Climate change is expected to intensify soil freeze-thaw events in cold humid temperate regions, increasing N2O emission from agricultural soils. Establishing a cover crop that absorbs reactive N compounds from soil could reduce N2O emissions, but adding manure that contains reactive N might increase the N2O emission. The objective of this study is to estimate soil N2O emissions in the spring freeze-thaw period from agricultural soils with cover crops and fall manuring, using the DeNitrification-DeComposition (DNDC) model forced by recent-past baseline conditions (1981–2010) and by two plausible future climate scenarios (for 2071–2100). The DNDC model was calibrated and validated with data from a two-year field study (September 2017 – April 2019) in Sainte-Anne-de-Bellevue, Quebec, Canada.
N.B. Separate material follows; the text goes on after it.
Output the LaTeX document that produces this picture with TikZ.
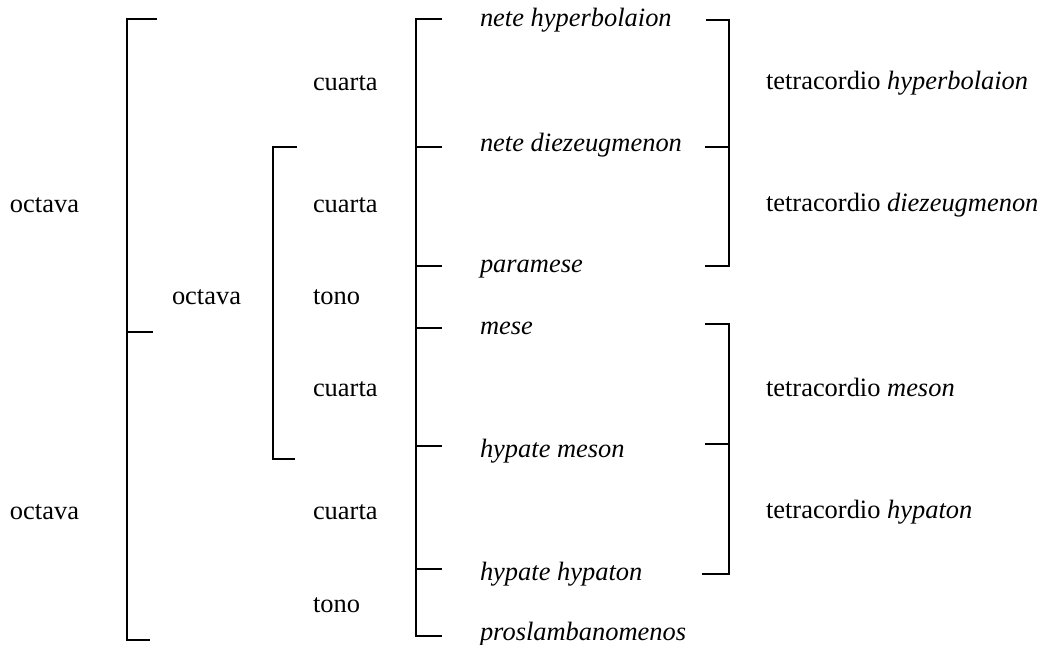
\documentclass[tikz,border=0pt]{standalone}
\usepackage{fontspec}
\setmainfont{Liberation Serif}
\usetikzlibrary{calc}

\tikzset{
    lbl/.style={anchor=base west, inner sep=0pt, font=\fontsize{11.9}{14}\selectfont},
    nota/.style={lbl, font=\fontsize{11.9}{14}\selectfont\itshape},
}

\begin{document}
\begin{tikzpicture}[x=0.45pt,y=-0.45pt,line width=0.9pt]
    \useasboundingbox (0,0) rectangle (1043,645);
    % Octavas
    \node[lbl] (octA) at (9,213) {octava};
    \node[lbl] (octB) at (9,519) {octava};
    \node[lbl] (octC) at (171,305) {octava};
    % Cuartas and tonos
    \node[lbl] (cua1) at (312,91) {cuarta};
    \node[lbl] (cua2) at (312,213) {cuarta};
    \node[lbl] (ton1) at (312,305) {tono};
    \node[lbl] (cua3) at (312,397) {cuarta};
    \node[lbl] (cua4) at (312,519) {cuarta};
    \node[lbl] (ton2) at (312,612) {tono};
    % Notes
    \node[nota] (neteH) at (479,27) {nete hyperbolaion};
    \node[nota] (neteD) at (479,152) {nete diezeugmenon};
    \node[nota] (param) at (479,273) {paramese};
    \node[nota] (mese) at (479,335) {mese};
    \node[nota] (hypM) at (479,457) {hypate meson};
    \node[nota] (hypH) at (479,580) {hypate hypaton};
    \node[nota] (pros) at (479,640) {proslambanomenos};
    % Tetracordios
    \node[lbl] (tetH) at (765,90) {tetracordio \textit{hyperbolaion}};
    \node[lbl] (tetD) at (765,212) {tetracordio \textit{diezeugmenon}};
    \node[lbl] (tetM) at (765,397) {tetracordio \textit{meson}};
    \node[lbl] (tetY) at (765,518) {tetracordio \textit{hypaton}};

    % Outer bracket
    \draw (157,19) coordinate (aTop)
        -| (127,640) coordinate (aBot)
        -- ++(23,0);
    \draw (127,332) -- ++(26,0);
    % Inner bracket
    \draw (297,147) coordinate (bTop)
        -| (273,459) coordinate (bBot)
        -- ++(22,0);
    % Note bracket
    \draw (442,19) -| (416,636) -- ++(26,0);
    \foreach \y in {147,266,328,446,569}
        \draw (416,\y) -- ++(26,0);
    % Tetracordio brackets, right
    \draw (706,20) -| (729,266) -- ++(-24,0);
    \draw (729,147) -- ++(-24,0);
    \draw (705,324) -| (729,574) -- ++(-27,0);
    \draw (729,444) -- ++(-24,0);
\end{tikzpicture}
\end{document}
Climatic conditions were set with nearby meteorological station data and two bias-adjusted simulations from the CRCM5/CanESM2 climate model (one for each of the Representative Concentration Pathways 4.5 and 8.5). After validation, the DNDC model could reliably simulate many environmental properties, cover crop biomass and the temporal pattern of N2O fluxes, but overestimated the spring N2O emissions. In the future warmer climate, there was more cover crop biomass (13–40 kg N ha−1 in the RCP8.5 scenario vs. 6–17 kg N ha−1 in the baseline scenario) without additional N2O emissions from soil in the spring freeze-thaw period (3–62 g N ha−1 in the RCP8.5 scenario vs. 4–50 g N ha−1 in the baseline scenario). However, bare soil could not buffer the reactive N supplied by fall-applied solid manure, leading to higher estimated N2O emission from soils with solid manure (57–62 g N ha−1) than with liquid manure (13–18 g N ha−1) or no manure (2.6 g N ha−1) in the two future climate scenarios. Cover crops were responsible for a 2.3–5.6-fold reduction in N2O emissions, which declined to 11–27 g N ha−1 when soil received solid manure and was planted with a cover crop, compared to bare, manured soil (62 g N ha−1) under the RCP8.5 scenario. In the future, planting more fall cover crops is recommended to prevent N2O loss from agricultural soils after manure application.